Hellraisers Journal – Saturday May 17, 1919
Mother Jones News for April 1919, Part II
-Found Speaking in Peoria, Illinois

On Sunday April 6th, Mother Jones spoke at the Peoria Coliseum on behalf of Tom Mooney. She shared the stage with Duncan MacDonald and T. H. Tippett, both of whom also delivered addresses.

Sunday April 6, 1919, Peoria, IL
Mother Jones Speaks at “Mooney Day” Event

Tom Mooney, Prison Garb, NY Tb p26, Dec 8, 1918

Friends, fellow workers, we are living today in the greatest age the world has ever passed through in human history. The whole world is ablaze with revolt. The uprising among the unfortunate workers is suppressed in the daily press. I took a clipping while in New York the other day, out the New York World, which said that the human race has never in human history passed through an age like this.

There was once back in Greece, a young man, two hundred years after the world’s greatest agitator was marred, crucified, hung, maligned, vilified, by the powers there. There arose in Carthage an agitation and the courts became uneasy. They sent down to Carthage in those days a force that arrested all those who were in the agitation movement which was eighteen hundred years ago. We have not changed the program very much since. We have talked a lot about Christianity, but we have never seen any Christianity yet. There has never been any Christianity on the earth and there is not going to be any for a while yet! They held them in slavery or sold them, if they did not need them, and so, they brought them into court.

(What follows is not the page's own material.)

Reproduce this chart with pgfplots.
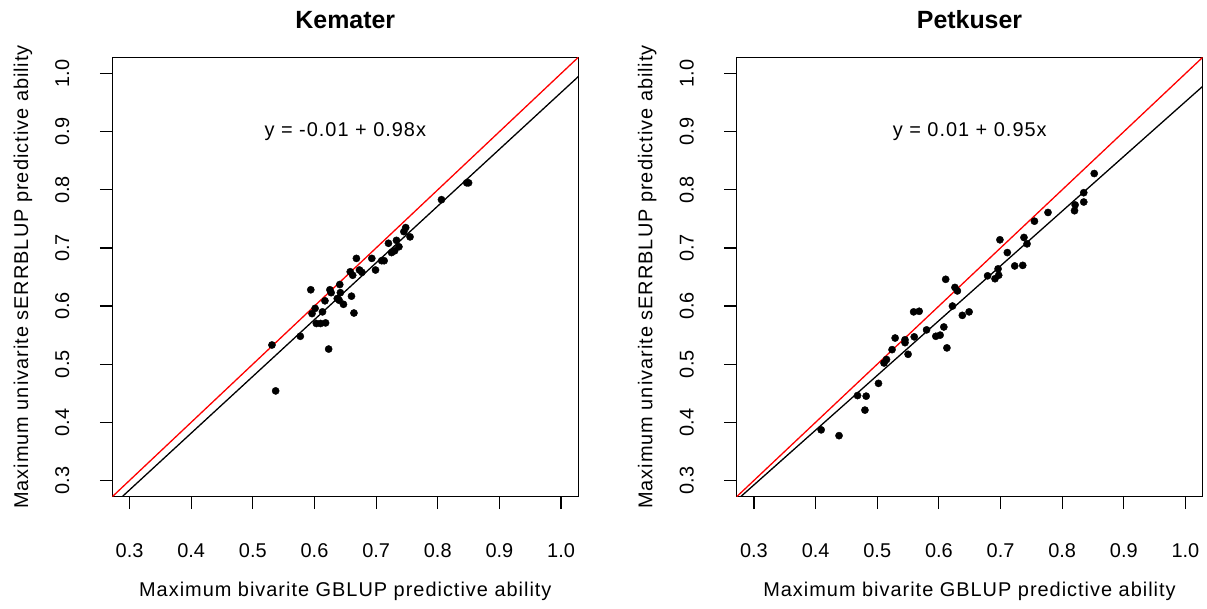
\documentclass[border=0pt]{standalone}
\usepackage{pgfplots}
\pgfplotsset{compat=1.18}
\usepackage{fontspec}
\setmainfont{Liberation Sans}
\newfontfamily\labelfont[LetterSpace=5]{Liberation Sans}

\pgfplotsset{
  panel/.style={
    scale only axis, width=466bp, height=439.4bp,
    anchor=south west,
    xmin=0.272, xmax=1.028, ymin=0.272, ymax=1.028,
    xtick={0.3,0.4,0.5,0.6,0.7,0.8,0.9,1.0},
    ytick={0.3,0.4,0.5,0.6,0.7,0.8,0.9,1.0},
    xtick pos=lower, ytick pos=left,
    tick align=outside, major tick length=12.5bp,
    tick style={black, line width=1.2bp},
    axis line style={black, line width=1.2bp},
    ticklabel style={font=\fontsize{20}{24}\selectfont},
    xticklabel style={anchor=base, yshift=-48bp},
    yticklabel style={rotate=90, anchor=base, yshift=30.6bp},
    /pgf/number format/.cd, fixed, fixed zerofill, precision=1, assume math mode=true,
  },
  dots/.style={only marks, mark=*, mark size=3.6bp, black},
}

\begin{document}
\begin{tikzpicture}[x=1bp, y=1bp]
\path[use as bounding box] (0,0) rectangle (1207,609);

% ---------- Left panel: Kemater ----------
\begin{axis}[panel, at={(112.3bp,112.3bp)}]
\addplot[dots] coordinates {
(0.531,0.533) (0.537,0.454) (0.577,0.548) (0.623,0.526) (0.594,0.628)
(0.596,0.587) (0.601,0.596) (0.603,0.570) (0.610,0.570) (0.618,0.571)
(0.613,0.590) (0.617,0.609) (0.625,0.628) (0.627,0.623) (0.637,0.613)
(0.640,0.610) (0.647,0.603) (0.642,0.623) (0.641,0.637) (0.660,0.617)
(0.664,0.588) (0.658,0.659) (0.668,0.682) (0.662,0.653) (0.673,0.662)
(0.677,0.658) (0.693,0.682) (0.699,0.662) (0.709,0.678) (0.713,0.678)
(0.720,0.708) (0.725,0.692) (0.730,0.695) (0.733,0.713) (0.737,0.702)
(0.745,0.728) (0.748,0.735) (0.755,0.719) (0.806,0.783) (0.847,0.812)
(0.850,0.812)
};
\addplot[red, line width=1.3bp] coordinates {(0.2,0.2) (1.1,1.1)};
\addplot[black, line width=1.3bp] coordinates {(0.2,0.1860) (1.1,1.0651)};
\node[font=\labelfont\fontsize{20}{24}\selectfont] at (axis cs:0.65,0.9) {y = -0.01 + 0.98x};
\end{axis}

% ---------- Right panel: Petkuser ----------
\begin{axis}[panel, at={(736.7bp,112.3bp)}]
\addplot[dots] coordinates {
(0.409,0.387) (0.438,0.377) (0.468,0.446) (0.482,0.445) (0.480,0.421)
(0.502,0.467) (0.511,0.502) (0.515,0.508) (0.524,0.525) (0.529,0.545)
(0.545,0.542) (0.545,0.537) (0.550,0.517) (0.560,0.547) (0.559,0.590)
(0.568,0.591) (0.580,0.559) (0.595,0.548) (0.602,0.550) (0.608,0.564)
(0.613,0.528) (0.611,0.646) (0.622,0.600) (0.626,0.632) (0.630,0.626)
(0.638,0.584) (0.649,0.590) (0.679,0.652) (0.691,0.647) (0.697,0.653)
(0.696,0.664) (0.699,0.714) (0.711,0.692) (0.723,0.669) (0.736,0.670)
(0.738,0.718) (0.743,0.707) (0.755,0.746) (0.777,0.761) (0.820,0.764)
(0.821,0.774) (0.835,0.779) (0.835,0.795) (0.852,0.828)
};
\addplot[red, line width=1.3bp] coordinates {(0.2,0.2) (1.1,1.1)};
\addplot[black, line width=1.3bp] coordinates {(0.2,0.1981) (1.1,1.0459)};
\node[font=\labelfont\fontsize{20}{24}\selectfont] at (axis cs:0.65,0.9) {y = 0.01 + 0.95x};
\end{axis}

% ---------- Titles and axis labels ----------
\node[anchor=base, font=\bfseries\fontsize{25}{30}\selectfont] at (345.3,580.7) {Kemater};
\node[anchor=base, font=\bfseries\fontsize{25}{30}\selectfont] at (969.5,580.7) {Petkuser};
\node[anchor=base, font=\labelfont\fontsize{20}{24}\selectfont] at (345.3,12.3) {Maximum bivarite GBLUP predictive ability};
\node[anchor=base, font=\labelfont\fontsize{20}{24}\selectfont] at (969.5,12.3) {Maximum bivarite GBLUP predictive ability};
\node[anchor=base, rotate=90, font=\labelfont\fontsize{20}{24}\selectfont] at (28,332) {Maximum univarite sERRBLUP predictive ability};
\node[anchor=base, rotate=90, font=\labelfont\fontsize{20}{24}\selectfont] at (652.4,332) {Maximum univarite sERRBLUP predictive ability};
\end{tikzpicture}
\end{document}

Among those was a young man and the judge said to him “Who ar you?” He said, “I am a man,” a member of the human family. The judge asked, “Why do you carry on this agitation” The boy replied, “Because I belong to a class that in human history have always been crucified, robbed, murdered, jailed, maligned, vilified, starved and because I belong to that class, I feel it is my duty to awaken that class to their power and their duty.” He was sentenced, of course.